The Young Avenger (1972)
Reviewed by: bmwracer on 2006-08-09
Summary: Little Poisonous Dragon
"The Young Avenger" is a 1972 Shaw Brothers Studios wuxia action film starring Shih Szu, who for most of the 1970's was the reigning queen of the Shaw Brothers kung fu/wuxia films, having inherited the title from Cheng Pei Pei, who had retired to raise a family.

First off, "The Young Avenger" is an odd title for the film, since it's not even close to the literal translation. From my recollection (I saw this movie when I was a kid--had a thing for Shih Szu, but that's another story) the translated title is "Little Poisonous Dragon," and a quick check using Babel Fish confirms this. Why the studio changed this name so dramatically is beyond me, but it's not the first time an Asian film has its title hacked to pieces (no pun intended) upon translation to English.

Like many wuxia films that came before and would follow, "The Young Avenger" is a revenge film, with Shih Szu in the title role as Bao Zhu. Her father, Li Kui (Tung Lin), master of the Poisonous Dragon Sword style, is wounded in a battle with Liu Tou (Fan Mei Sheng), a revenge-minded swordsman with a hunchback. Though beaten, Liu Tou swears to return in ten years to avenge his defeat at the hands of Li Kui. Unfortunately, Li would eventually die from his injuries, but not before sending Bao Zhu off to a monastery to learn the Poisonous Dragon Sword style. After ten years, Bao Zhu returns, now a master of the Poisonous Dragon Sword style, and wielding her father's deadly cane sword. But now she is also an assassin/bounty hunter, heading back to town seeking to face off with Liu Tou and avenge her father's death during the Mid-Autumn Festival. Her return also allows her to reunite with her cousin, Chen Shi Lun (Yueh Hua), a master of the Iron Fan style. Together, they plan on how to deal with Liu Tou and his thugs.

The quality and quantity of swordplay in this film is first rate with minimal wirework. Shih Szu appears to be very comfortable and adept with a sword as she slices up the thugs with confidence and aplomb. And after she routs them, she has this knack of carefully wiping off the blood on her sword on her sleeve before re-sheathing it, an interesting detail. Bao Zhu's final battle with Liu Tou is pretty well done, although I was really disappointed that the story required her needing outside assistance to defeat Mr. Hunchback. Major demerit here. Was it because she's a woman? I think so. That might also explain why the male lead (Yueh Hua) is shown more prominently on the DVD cover than she is, though Shih Szu is more prominent on the original poster art. Strange.

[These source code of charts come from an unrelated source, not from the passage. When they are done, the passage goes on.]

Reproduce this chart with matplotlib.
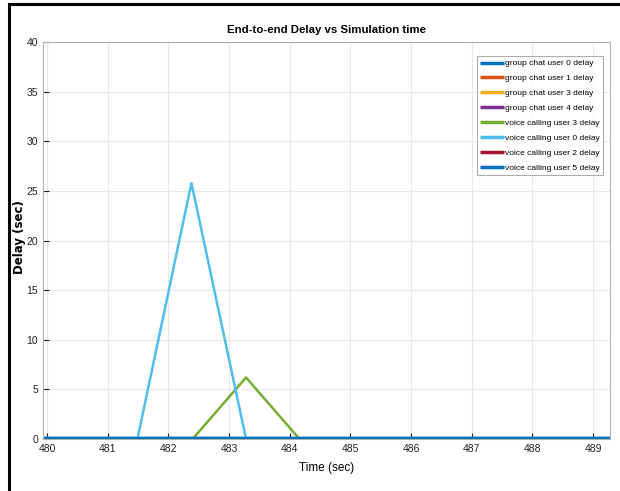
import matplotlib
matplotlib.use("Agg")
import matplotlib.pyplot as plt
from matplotlib.lines import Line2D

plt.rcParams['font.family'] = ['Liberation Sans', 'DejaVu Sans']

# series data (time in sec, delay in sec)
t_zero = [479.9, 489.3]
d_zero = [0, 0]

t_vc3 = [479.9, 482.40, 483.28, 484.16, 489.3]
d_vc3 = [0, 0, 6.2, 0, 0]

t_vc0 = [479.9, 481.49, 482.38, 483.28, 489.3]
d_vc0 = [0, 0, 25.8, 0, 0]

labels = ['group chat user 0 delay', 'group chat user 1 delay',
          'group chat user 3 delay', 'group chat user 4 delay',
          'voice calling user 3 delay', 'voice calling user 0 delay',
          'voice calling user 2 delay', 'voice calling user 5 delay']
colors = ['#0072BD', '#D95319', '#EDB120', '#7E2F8E',
          '#77AC30', '#4DBEEE', '#A2142F', '#0072BD']

series = {
    'group chat user 0 delay': (t_zero, d_zero),
    'group chat user 1 delay': (t_zero, d_zero),
    'group chat user 3 delay': (t_zero, d_zero),
    'group chat user 4 delay': (t_zero, d_zero),
    'voice calling user 3 delay': (t_vc3, d_vc3),
    'voice calling user 0 delay': (t_vc0, d_vc0),
    'voice calling user 2 delay': (t_zero, d_zero),
    'voice calling user 5 delay': (t_zero, d_zero),
}

fig = plt.figure(figsize=(6.2, 4.91), dpi=100)
ax = fig.add_axes([0.069, 0.106, 0.915, 0.808])

for lab, c in zip(labels, colors):
    t, d = series[lab]
    lw = 3.2 if lab in ('group chat user 0 delay', 'voice calling user 5 delay') else 1.8
    ax.plot(t, d, color=c, lw=lw, label=lab, solid_capstyle='butt')

ax.set_xlim(479.93, 489.28)
ax.set_ylim(0, 40)
ax.set_xticks(range(480, 490))
ax.set_yticks(range(0, 41, 5))
ax.grid(True, color='#e8e8e8', lw=0.8)
ax.set_axisbelow(True)
ax.tick_params(direction='in', length=4, labelsize=7.5, colors='#222222')
for s in ax.spines.values():
    s.set_color('#b0b0b0')
    s.set_linewidth(0.8)

ax.set_title('End-to-end Delay vs Simulation time', fontsize=8.2, fontweight='bold', pad=7)
ax.set_xlabel('Time (sec)', fontsize=8.5, labelpad=6)
ax.set_ylabel('Delay (sec)', fontsize=8.5, fontweight='bold', family=['DejaVu Sans'])
ax.yaxis.set_label_coords(-0.029, 0.51)

leg = ax.legend(loc='upper right', fontsize=6.0, handlelength=2.8, handletextpad=0.15,
                labelspacing=0.85, borderpad=0.4, fancybox=False,
                bbox_to_anchor=(0.995, 0.975))
leg.get_frame().set_edgecolor('#999999')
leg.get_frame().set_linewidth(0.8)
for h in leg.get_lines():
    h.set_linewidth(2.5)

# black frame at left and top
fig.add_artist(Line2D([0.015, 0.015], [0, 0.992], color='black', lw=2.2, transform=fig.transFigure))
fig.add_artist(Line2D([0.015, 1.0], [0.992, 0.992], color='black', lw=2.2, transform=fig.transFigure))

fig.savefig('out.png', dpi=100)
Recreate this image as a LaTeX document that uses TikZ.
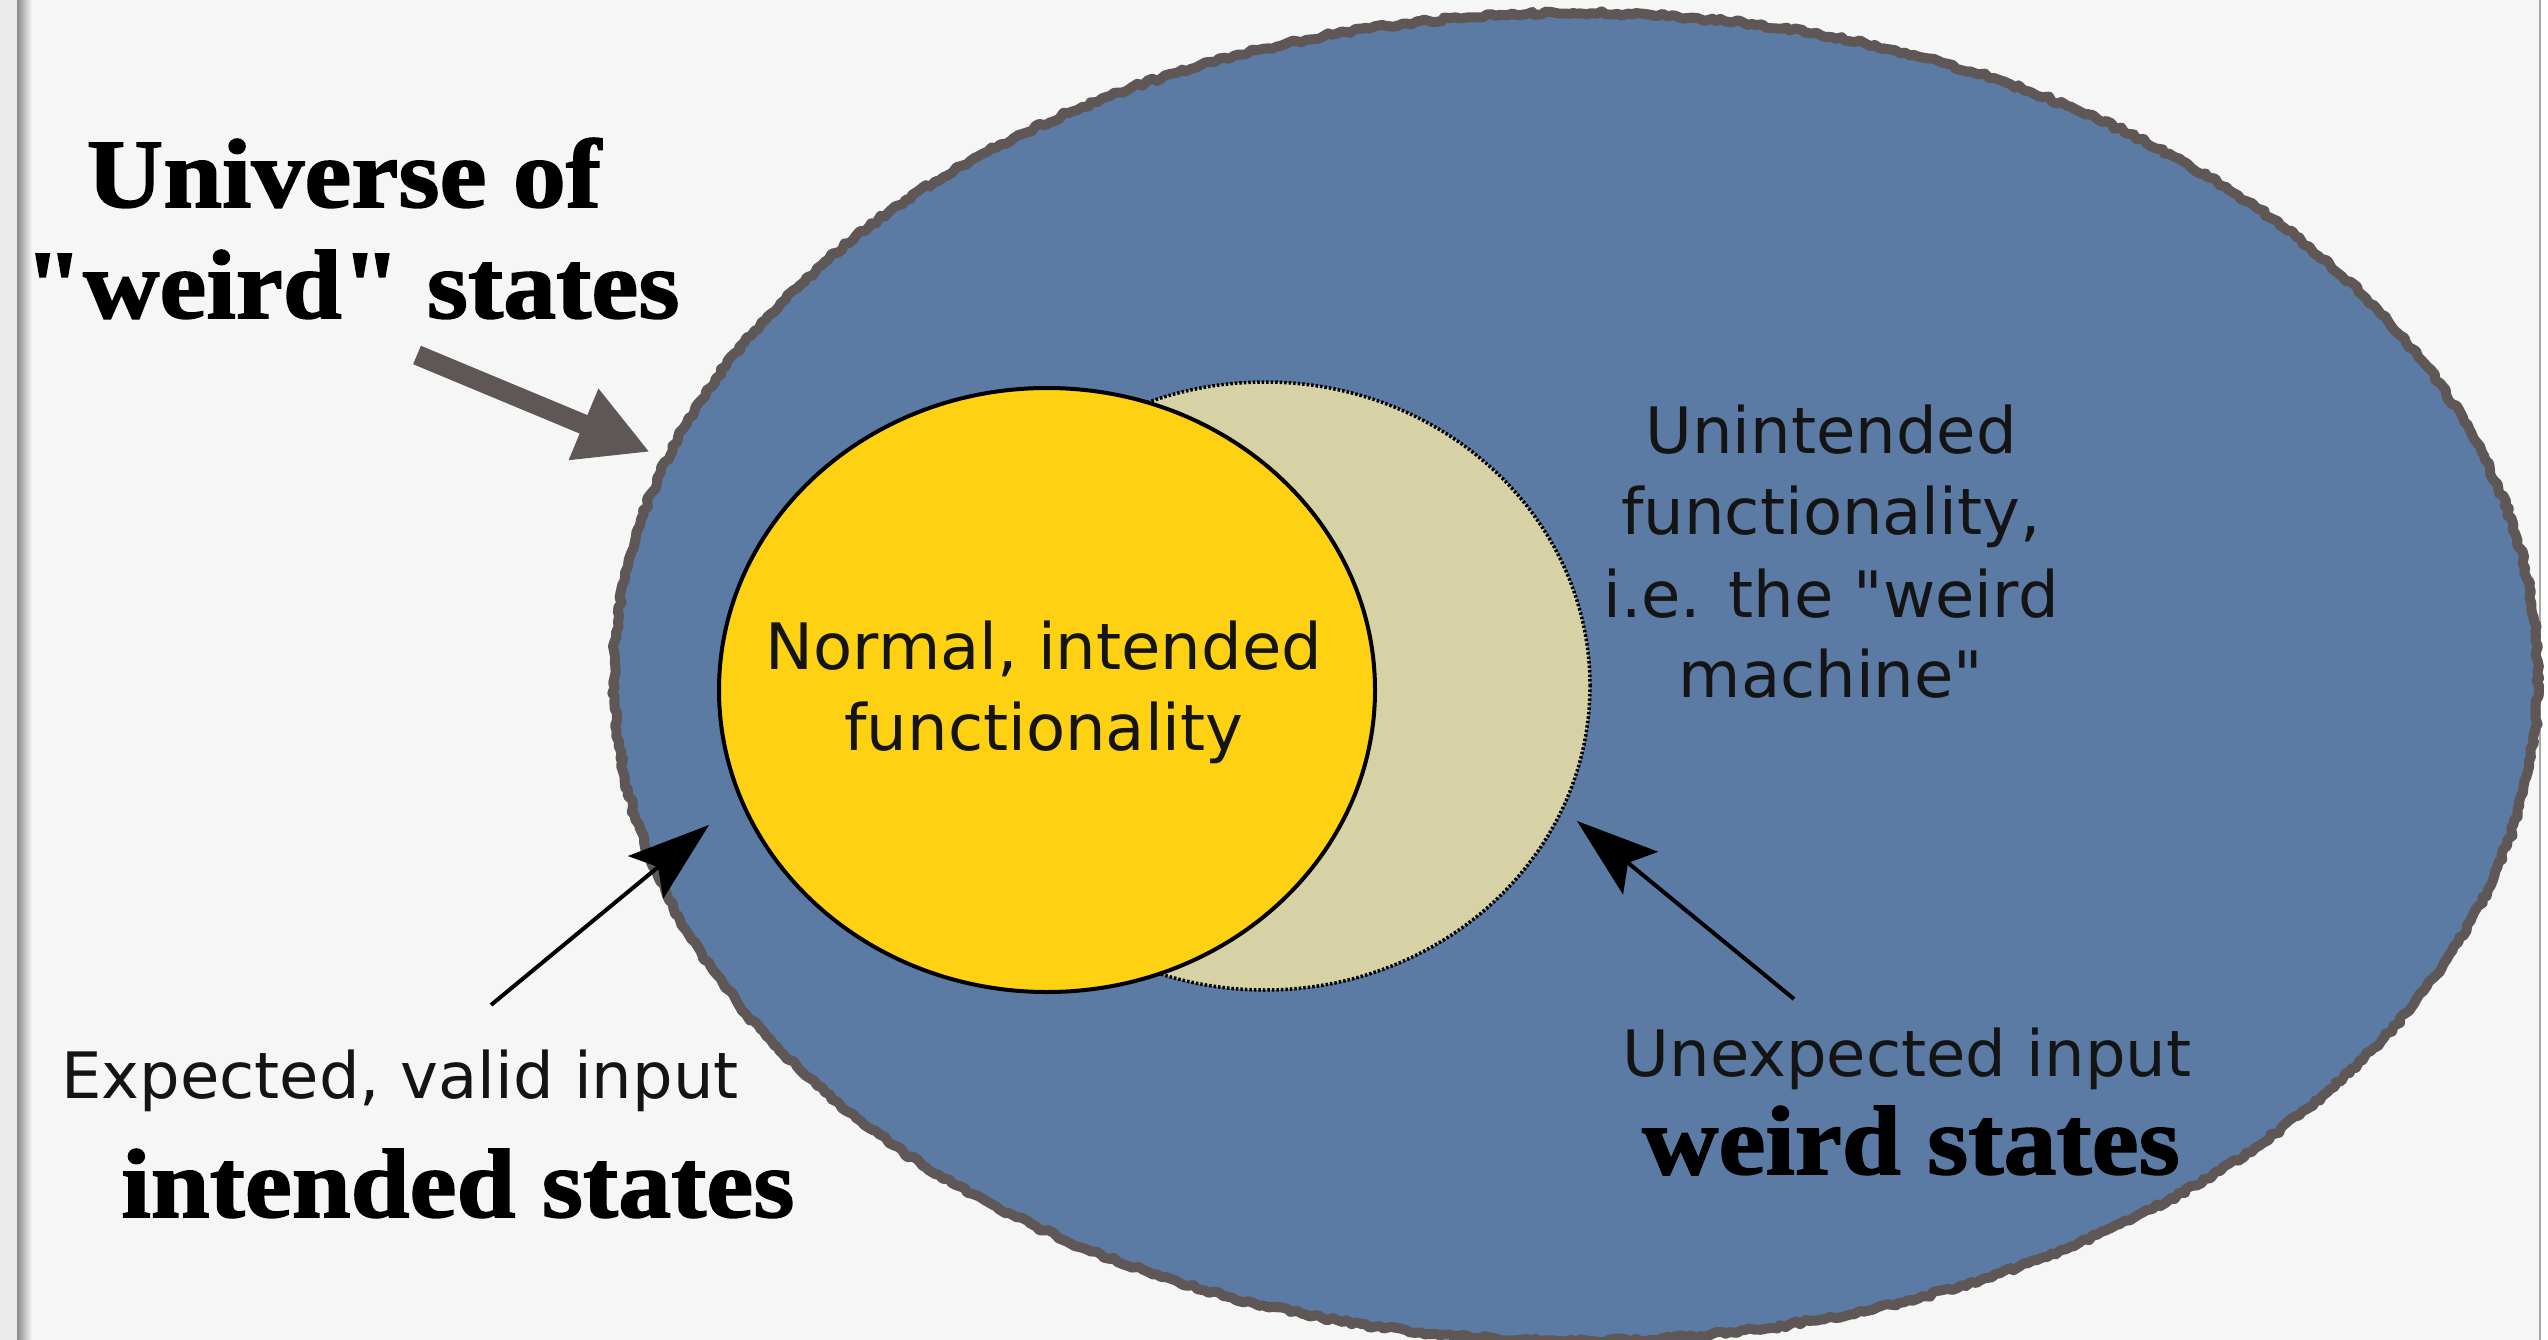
\documentclass[tikz,border=0pt]{standalone}
\usepackage{fontspec}
\usetikzlibrary{arrows.meta,decorations.pathmorphing,shapes.geometric}
\newfontfamily\labelsans{DejaVu Sans}
\newfontfamily\headserif{Liberation Serif}[FakeStretch=1.08,FakeBold=1.6]
\definecolor{paper}{HTML}{F6F6F6}
\definecolor{universe}{HTML}{5B7BA5}
\definecolor{rim}{HTML}{5E5756}
\definecolor{intended}{HTML}{FFD113}
\definecolor{weirdzone}{HTML}{D7D2A6}
\definecolor{ink}{HTML}{141414}
\tikzset{
  sanslabel/.style={anchor=base, text=ink, inner sep=0pt,
    font=\labelsans\fontsize{64pt}{81pt}\selectfont},
  headlabel/.style={anchor=base, text=black, inner sep=0pt,
    font=\headserif\bfseries\fontsize{98pt}{110pt}\selectfont},
  pointer/.style={draw=black, line width=4pt,
    -{Stealth[length=82pt,width=55pt,inset=16pt]}},
  bigpointer/.style={draw=rim, line width=20pt,
    -{Triangle[length=72pt,width=72pt]}},
  region/.style={ellipse, inner sep=0pt, outer sep=0pt},
}
\begin{document}
\begin{tikzpicture}[x=1pt,y=-1pt]
\useasboundingbox (0,0) rectangle (2548,1340);
% paper and its edges
\fill[paper] (0,0) rectangle (2548,1340);
\fill[black!8] (0,0) rectangle (17,1340);
\shade[left color=black!45, right color=paper] (17,0) rectangle (32,1340);
\fill[white] (2541,0) rectangle (2548,1340);
\draw[black!35, line width=2pt] (2540,0) -- (2540,1340);

% universe of states
\coordinate (uc) at (1576,677);
\fill[universe] (uc) ellipse [x radius=962pt, y radius=664pt];
\pgfmathsetseed{7}
\draw[rim, line width=10pt, line join=round, decorate,
      decoration={random steps, segment length=5pt, amplitude=2pt}]
  (uc) ellipse [x radius=962pt, y radius=664pt];

% unintended region and intended region
\node[region, fill=weirdzone, draw=black, line width=3.5pt,
      dash pattern=on 2.5pt off 2pt,
      minimum width=650pt, minimum height=608pt] (weird) at (1265,686) {};
\node[region, fill=intended, draw=black, line width=4pt,
      minimum width=656pt, minimum height=604pt] (normal) at (1047,690) {};

% inner labels
\node[sanslabel] (n1) at (1044,669) {Normal, intended};
\node[sanslabel] (n2) at (1044,750) {functionality};
\node[sanslabel] (w1) at (1831,453) {Unintended};
\node[sanslabel] (w2) at (1831,534) {functionality,};
\node[sanslabel] (w3) at (1831,617) {i.e. the "weird};
\node[sanslabel] (w4) at (1831,697) {machine"};

% input labels
\node[sanslabel] (valid) at (400,1098) {Expected, valid input};
\node[headlabel] (intst) at (458,1217) {intended states};
\node[sanslabel] (unexp) at (1907,1076) {Unexpected input};
\node[headlabel] (weirdst) at (1911,1174) {weird states};

% heading
\node[headlabel] (h1) at (344,207) {Universe of};
\node[headlabel] (h2) at (352,318) {"weird" states};

% pointers
\coordinate (validtail) at (491,1005);
\coordinate (validtip) at (709,825);
\draw[pointer] (validtail) -- (validtip);
\coordinate (oddtail) at (1794,999);
\coordinate (oddtip) at (1577,821);
\draw[pointer] (oddtail) -- (oddtip);
\coordinate (unitail) at (417,355);
\coordinate (unitip) at (650,452);
\draw[bigpointer] (unitail) -- (unitip);
\end{tikzpicture}
\end{document}
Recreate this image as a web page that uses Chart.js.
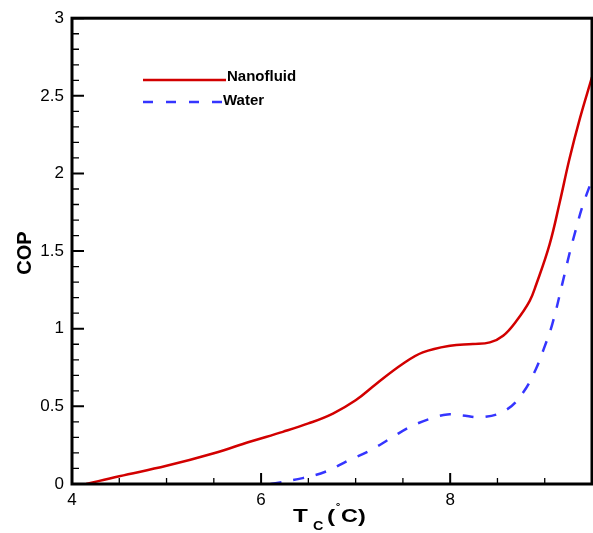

Speaking of women, I found it extremely hard to believe that a number the characters mistook Bao Zhu as a boy and even referring to her as such. Early on in the movie, she was disheveled and appeared to be a beggar, but come on, she's no boy. I guess the need for glasses in medieval China was considerably more severe than anyone could have imagined. LOL.

Like all of the remastered Shaw Brothers films (from IVL - Intercontinental Video Limited) on DVD (Region 3) that I've seen, the picture and audio are very good with good color saturation and detail. I didn't see any flaws in the film aside from some the typical lack of focus in a few shots (the cinematographer needed glasses too, I suppose). The extras are thin as usual: just trailers, selected bios, and some brief movie info.

All told, "Little Poisonous Dragon," er, "The Young Avenger" gets an 8 out of 10.